12 July 2010
Man, there's so much closure at the end of this season I almost don't want two more years... Season 1 felt a little like that. Season 2 definitely didn't, not in a meaningful way. I guess if Season 2 was there to show that each season could be a different case, a different set of problems within the same universe, then Season 3 is there to expand to higher levels of the hierarchy and at the same time, wrap up all those Season 1/Season 2 loose ends. A short and probably incomplete list of characters whose arcs came to a reasonable (or definitive) close at the end of the third season include major characters like Stringer Bell, Avon, Omar, McNulty, Daniels, Bunny Colvin, Commissioner Burrell, and Bubs, not to mention smaller players like Johnny, Brother Mouzone, Calcetti (or whoever; the white boy running for office, whose story is just starting but you could call this the competent wrapping up of that chapter if you had to), the boxing coach whose name escapes me now, and arguably even Bodie and Poot (the smallfry that used to run with D'Angelo). That's a hefty list of threads wrapped up. I guess Kima, Freamon, Carv, Herc, Prez, Beadie and Bunk all left without a strong wrap-up everything's-changed "closure" moment, but none of them (maybe Prez... and I guess you could make a case for Kima) feel like they have unfinished business ahead of them. (Yeah, I'm good with character names. So sue me.)

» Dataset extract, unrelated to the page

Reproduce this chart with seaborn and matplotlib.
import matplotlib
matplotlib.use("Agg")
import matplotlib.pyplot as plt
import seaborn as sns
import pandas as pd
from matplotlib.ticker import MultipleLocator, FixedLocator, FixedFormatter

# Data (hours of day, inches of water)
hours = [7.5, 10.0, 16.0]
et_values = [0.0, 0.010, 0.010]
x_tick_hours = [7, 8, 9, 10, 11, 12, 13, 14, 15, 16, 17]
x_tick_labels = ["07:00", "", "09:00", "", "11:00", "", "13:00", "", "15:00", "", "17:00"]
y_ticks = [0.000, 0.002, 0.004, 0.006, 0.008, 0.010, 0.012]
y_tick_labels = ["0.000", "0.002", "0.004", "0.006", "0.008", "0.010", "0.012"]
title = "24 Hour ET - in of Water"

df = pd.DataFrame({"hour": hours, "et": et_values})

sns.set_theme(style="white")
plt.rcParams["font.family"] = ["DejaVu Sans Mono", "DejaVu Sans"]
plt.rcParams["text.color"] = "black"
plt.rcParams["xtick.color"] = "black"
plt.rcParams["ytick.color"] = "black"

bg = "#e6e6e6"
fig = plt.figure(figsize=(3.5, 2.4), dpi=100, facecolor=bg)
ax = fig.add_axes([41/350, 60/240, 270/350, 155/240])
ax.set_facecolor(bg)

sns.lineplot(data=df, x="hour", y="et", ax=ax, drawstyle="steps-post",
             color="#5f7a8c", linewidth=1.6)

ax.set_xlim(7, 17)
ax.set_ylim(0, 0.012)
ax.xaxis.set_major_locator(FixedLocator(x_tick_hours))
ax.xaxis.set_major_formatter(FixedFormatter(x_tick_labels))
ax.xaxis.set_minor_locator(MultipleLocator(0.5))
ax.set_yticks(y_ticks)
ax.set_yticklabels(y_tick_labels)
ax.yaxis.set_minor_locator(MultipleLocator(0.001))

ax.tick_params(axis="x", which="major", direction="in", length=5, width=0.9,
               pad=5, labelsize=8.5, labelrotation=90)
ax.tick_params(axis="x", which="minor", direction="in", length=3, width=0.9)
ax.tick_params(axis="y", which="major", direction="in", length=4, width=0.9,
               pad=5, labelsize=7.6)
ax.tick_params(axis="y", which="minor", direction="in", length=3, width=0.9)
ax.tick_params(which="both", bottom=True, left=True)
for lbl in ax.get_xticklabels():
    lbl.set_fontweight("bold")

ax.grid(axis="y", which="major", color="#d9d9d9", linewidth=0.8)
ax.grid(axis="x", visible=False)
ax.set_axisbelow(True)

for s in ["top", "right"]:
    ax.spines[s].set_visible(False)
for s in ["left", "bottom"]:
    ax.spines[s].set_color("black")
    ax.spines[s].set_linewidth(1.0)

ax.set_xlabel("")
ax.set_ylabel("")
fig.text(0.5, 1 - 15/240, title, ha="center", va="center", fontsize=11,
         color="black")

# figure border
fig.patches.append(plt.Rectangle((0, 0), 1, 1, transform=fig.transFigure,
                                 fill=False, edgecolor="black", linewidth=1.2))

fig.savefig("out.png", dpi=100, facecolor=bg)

So I guess, knowing there's two years left, I'm looking forward to exactly what I was looking forward to from Season 2, which is an entirely new chapter in an even bigger and broader arena, and seeing how the threads and new beginnings from Season 3 play out as we move into Season 4. What I'm dreading is what I was quietly dreading after Season 2, which is the mostly-well-done-but-still-necessary-and-obvious shoehorn work to get all the players, spread out to the wind, back together again, "The Whole Gang Rounded Up For A New Adventure," which the show seems deadset to do fresh every season. I guess that's how policework goes, from case to case, but from a dramatic standpoint the first couple of episodes always feel like reshuffling playing cards and then explaining why I've got the same hand as last time, or damn close to.
Anyway, so far my verdict is obviously glowingly positive -- I'm definitely a lover of The Wire -- but I may have to take a controversial stance and say that, so far, though it'd fall in my top ten TV drama series, probably top five, it wouldn't be my #1 spot. So far it hasn't dethroned Deadwood, and though it's clearly, clearly a smarter and richer show, highbrow and all that, it's not quite as guilty-pleasure fun as Lost. But hey, it's got two years (thirty hours, give or take!) of story left, and that's plenty of time to sway my opinion, so I'm hopefully optimistic and staying open to the possibility of changing my position drastically. Here's hoping.
And I still love Omar best of all. As far as non-key players, it's all Omar and Bubs for my money.